Tip 6: Overlays promote community-wide standardization. When a question asks about ensuring consistent security across multiple organizations in the same sector, overlays are the correct answer — not individual tailoring by each organization.
Tip 7: Watch for scenario-based questions. If the scenario describes a healthcare organization needing HIPAA-specific controls beyond the standard baseline, the answer is likely an overlay. If the scenario describes needing automated enforcement of an access control policy on a high-impact system, the answer is likely a control enhancement.
Tip 8: Link to authoritative sources. NIST SP 800-53 defines the controls and enhancements. NIST SP 800-53B defines the baselines. CNSSI 1253 is an example of an overlay for national security systems. Knowing these references can help eliminate incorrect answer choices.
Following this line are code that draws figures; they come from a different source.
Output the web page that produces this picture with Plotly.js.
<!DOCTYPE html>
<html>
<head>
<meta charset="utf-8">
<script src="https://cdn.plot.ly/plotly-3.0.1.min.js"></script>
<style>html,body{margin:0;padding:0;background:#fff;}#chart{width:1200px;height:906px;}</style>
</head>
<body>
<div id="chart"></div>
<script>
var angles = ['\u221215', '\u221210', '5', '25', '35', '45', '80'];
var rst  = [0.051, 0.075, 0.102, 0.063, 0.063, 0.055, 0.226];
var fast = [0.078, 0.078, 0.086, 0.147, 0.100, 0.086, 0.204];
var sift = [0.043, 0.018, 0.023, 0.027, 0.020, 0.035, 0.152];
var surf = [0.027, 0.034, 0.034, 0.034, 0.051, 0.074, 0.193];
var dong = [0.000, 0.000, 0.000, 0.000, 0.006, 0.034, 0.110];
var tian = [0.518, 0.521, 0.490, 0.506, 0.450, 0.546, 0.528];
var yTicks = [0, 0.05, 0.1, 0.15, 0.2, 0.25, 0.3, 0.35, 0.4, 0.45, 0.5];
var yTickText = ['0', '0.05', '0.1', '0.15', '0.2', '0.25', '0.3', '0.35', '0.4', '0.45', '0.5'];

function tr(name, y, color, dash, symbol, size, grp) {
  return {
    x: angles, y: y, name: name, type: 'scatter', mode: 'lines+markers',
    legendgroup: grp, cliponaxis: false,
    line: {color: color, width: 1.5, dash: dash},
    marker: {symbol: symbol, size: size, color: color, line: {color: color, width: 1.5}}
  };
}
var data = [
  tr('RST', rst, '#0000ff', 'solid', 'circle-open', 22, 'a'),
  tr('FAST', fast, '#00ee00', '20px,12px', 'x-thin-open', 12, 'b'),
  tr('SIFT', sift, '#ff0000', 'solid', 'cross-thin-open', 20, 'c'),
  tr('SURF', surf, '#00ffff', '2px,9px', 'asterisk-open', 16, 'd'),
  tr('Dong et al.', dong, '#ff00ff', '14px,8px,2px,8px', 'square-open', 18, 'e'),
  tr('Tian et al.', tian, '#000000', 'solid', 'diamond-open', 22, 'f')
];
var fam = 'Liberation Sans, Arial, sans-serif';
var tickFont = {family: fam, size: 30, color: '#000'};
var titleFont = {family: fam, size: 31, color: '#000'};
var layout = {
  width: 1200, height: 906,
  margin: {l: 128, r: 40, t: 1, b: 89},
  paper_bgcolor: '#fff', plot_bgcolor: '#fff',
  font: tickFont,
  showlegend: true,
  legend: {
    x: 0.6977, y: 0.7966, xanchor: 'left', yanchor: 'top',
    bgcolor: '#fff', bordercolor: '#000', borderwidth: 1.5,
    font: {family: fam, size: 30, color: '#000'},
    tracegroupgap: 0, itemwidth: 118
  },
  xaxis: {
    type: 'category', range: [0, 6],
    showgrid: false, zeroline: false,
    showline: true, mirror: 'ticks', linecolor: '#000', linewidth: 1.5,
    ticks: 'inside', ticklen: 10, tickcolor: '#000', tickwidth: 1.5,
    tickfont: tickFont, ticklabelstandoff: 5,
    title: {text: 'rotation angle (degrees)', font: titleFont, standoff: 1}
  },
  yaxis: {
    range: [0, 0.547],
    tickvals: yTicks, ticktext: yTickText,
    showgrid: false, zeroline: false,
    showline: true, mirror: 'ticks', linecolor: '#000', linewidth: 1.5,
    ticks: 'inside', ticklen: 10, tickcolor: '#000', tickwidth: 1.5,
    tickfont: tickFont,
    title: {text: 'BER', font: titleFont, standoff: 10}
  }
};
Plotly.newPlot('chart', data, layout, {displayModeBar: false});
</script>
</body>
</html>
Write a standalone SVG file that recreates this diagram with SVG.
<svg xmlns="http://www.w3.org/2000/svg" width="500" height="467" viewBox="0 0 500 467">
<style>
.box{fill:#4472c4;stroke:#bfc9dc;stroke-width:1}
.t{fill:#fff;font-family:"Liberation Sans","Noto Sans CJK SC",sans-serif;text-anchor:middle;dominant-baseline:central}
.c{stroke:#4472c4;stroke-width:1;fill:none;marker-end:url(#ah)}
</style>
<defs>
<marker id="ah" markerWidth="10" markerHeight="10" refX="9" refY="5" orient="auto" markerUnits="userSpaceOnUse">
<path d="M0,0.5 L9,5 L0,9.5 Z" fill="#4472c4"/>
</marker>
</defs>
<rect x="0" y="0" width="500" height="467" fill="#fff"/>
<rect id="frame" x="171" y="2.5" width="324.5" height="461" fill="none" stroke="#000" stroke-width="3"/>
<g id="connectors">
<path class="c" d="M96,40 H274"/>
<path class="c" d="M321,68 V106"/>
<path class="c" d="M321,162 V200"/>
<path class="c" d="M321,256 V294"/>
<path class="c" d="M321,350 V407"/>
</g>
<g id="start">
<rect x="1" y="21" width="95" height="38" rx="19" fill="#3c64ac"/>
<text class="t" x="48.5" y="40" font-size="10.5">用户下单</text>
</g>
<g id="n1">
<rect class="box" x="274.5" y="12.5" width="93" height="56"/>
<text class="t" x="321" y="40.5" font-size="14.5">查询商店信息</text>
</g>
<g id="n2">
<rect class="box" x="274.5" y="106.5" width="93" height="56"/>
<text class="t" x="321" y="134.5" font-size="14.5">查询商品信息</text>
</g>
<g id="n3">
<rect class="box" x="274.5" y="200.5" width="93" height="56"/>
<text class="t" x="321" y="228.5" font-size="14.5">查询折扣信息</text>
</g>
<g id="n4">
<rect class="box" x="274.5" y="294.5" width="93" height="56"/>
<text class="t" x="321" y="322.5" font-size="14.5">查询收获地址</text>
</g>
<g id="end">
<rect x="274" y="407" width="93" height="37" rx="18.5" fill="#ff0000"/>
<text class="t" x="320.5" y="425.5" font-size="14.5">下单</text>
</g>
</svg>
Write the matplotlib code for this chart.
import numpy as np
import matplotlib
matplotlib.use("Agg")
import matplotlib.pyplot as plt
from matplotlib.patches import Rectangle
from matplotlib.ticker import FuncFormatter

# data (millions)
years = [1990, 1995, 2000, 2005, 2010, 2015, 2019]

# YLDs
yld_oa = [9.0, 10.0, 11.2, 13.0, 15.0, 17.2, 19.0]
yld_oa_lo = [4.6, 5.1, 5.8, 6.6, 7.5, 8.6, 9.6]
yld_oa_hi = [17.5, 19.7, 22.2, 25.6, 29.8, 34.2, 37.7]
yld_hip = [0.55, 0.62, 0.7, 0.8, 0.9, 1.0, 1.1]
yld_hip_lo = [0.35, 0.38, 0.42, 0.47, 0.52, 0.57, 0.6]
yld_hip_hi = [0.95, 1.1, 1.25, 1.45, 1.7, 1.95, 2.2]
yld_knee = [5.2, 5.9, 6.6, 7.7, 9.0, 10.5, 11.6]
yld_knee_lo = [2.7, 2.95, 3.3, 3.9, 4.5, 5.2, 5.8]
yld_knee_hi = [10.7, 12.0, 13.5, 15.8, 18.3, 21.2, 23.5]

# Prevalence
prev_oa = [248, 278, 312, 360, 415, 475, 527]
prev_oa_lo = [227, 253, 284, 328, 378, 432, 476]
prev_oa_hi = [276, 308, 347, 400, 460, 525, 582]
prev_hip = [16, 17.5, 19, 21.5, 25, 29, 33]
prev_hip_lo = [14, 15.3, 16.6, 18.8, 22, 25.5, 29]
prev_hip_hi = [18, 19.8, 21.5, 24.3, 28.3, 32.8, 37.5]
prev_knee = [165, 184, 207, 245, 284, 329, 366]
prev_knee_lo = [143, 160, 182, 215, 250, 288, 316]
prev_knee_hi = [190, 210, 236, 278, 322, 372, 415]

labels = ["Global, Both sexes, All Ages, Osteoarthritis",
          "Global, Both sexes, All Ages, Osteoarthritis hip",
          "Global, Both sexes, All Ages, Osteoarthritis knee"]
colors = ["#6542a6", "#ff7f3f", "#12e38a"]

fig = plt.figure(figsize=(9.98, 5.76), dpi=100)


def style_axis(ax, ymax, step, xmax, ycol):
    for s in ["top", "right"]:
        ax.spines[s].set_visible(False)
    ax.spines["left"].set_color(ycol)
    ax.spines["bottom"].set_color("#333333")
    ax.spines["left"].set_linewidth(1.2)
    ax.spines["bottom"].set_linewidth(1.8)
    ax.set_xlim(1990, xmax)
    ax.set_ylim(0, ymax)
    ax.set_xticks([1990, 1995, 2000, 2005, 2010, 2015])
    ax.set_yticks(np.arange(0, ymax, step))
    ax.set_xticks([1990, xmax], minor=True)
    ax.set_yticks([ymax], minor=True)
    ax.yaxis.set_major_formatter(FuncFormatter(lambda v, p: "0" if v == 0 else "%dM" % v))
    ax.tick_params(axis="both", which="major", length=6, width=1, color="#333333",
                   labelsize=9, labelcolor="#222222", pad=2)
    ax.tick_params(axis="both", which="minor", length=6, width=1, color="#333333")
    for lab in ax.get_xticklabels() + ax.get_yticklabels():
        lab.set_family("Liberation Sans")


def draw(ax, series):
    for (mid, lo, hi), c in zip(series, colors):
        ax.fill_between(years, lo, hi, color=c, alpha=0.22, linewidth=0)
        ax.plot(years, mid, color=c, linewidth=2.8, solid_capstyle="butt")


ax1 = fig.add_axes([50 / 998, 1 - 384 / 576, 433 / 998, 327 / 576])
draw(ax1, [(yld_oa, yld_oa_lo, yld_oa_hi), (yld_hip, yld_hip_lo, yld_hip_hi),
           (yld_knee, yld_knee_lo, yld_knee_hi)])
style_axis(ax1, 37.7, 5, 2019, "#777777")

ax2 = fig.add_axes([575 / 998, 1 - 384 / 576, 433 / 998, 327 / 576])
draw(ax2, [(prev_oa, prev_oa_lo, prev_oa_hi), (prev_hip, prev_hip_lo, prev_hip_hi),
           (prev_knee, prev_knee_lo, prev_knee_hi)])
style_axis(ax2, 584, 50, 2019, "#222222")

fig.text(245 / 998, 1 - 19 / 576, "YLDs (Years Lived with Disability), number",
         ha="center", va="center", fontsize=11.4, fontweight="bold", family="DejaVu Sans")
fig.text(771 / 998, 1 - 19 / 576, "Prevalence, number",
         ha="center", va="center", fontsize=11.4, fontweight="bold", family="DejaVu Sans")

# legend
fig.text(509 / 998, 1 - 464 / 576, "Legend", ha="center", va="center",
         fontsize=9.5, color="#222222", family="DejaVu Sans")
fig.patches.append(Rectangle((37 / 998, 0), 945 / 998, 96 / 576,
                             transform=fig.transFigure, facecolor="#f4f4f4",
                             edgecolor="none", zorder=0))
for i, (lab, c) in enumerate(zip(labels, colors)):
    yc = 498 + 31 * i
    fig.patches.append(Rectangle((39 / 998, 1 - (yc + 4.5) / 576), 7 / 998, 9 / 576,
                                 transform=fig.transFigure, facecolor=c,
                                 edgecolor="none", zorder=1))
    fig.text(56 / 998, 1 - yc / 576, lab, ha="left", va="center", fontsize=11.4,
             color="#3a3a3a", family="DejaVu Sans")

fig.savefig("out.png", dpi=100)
Tip 9: Remember that tailoring is organization-specific, while overlays are community-specific. This distinction is frequently tested. Tailoring is done by the individual organization; overlays are developed for and shared across a community of interest.
Tip 10: Enhancements follow a numbering convention. If you see a control designation like AC-2(4), recognize that the number in parentheses indicates it is the fourth enhancement of control AC-2. This notation helps you quickly identify whether a question is referring to a base control or an enhancement.
Summary
Control enhancements and overlays are essential mechanisms for ensuring that security controls are appropriately tailored to an organization's risk environment. Enhancements add depth and specificity to individual controls, while overlays customize entire baselines for specialized communities, technologies, or environments. Together, they enable a flexible, risk-based approach to security control selection that is both standardized and adaptable. Mastering these concepts and their distinctions is key to success in GRC-related certification exams.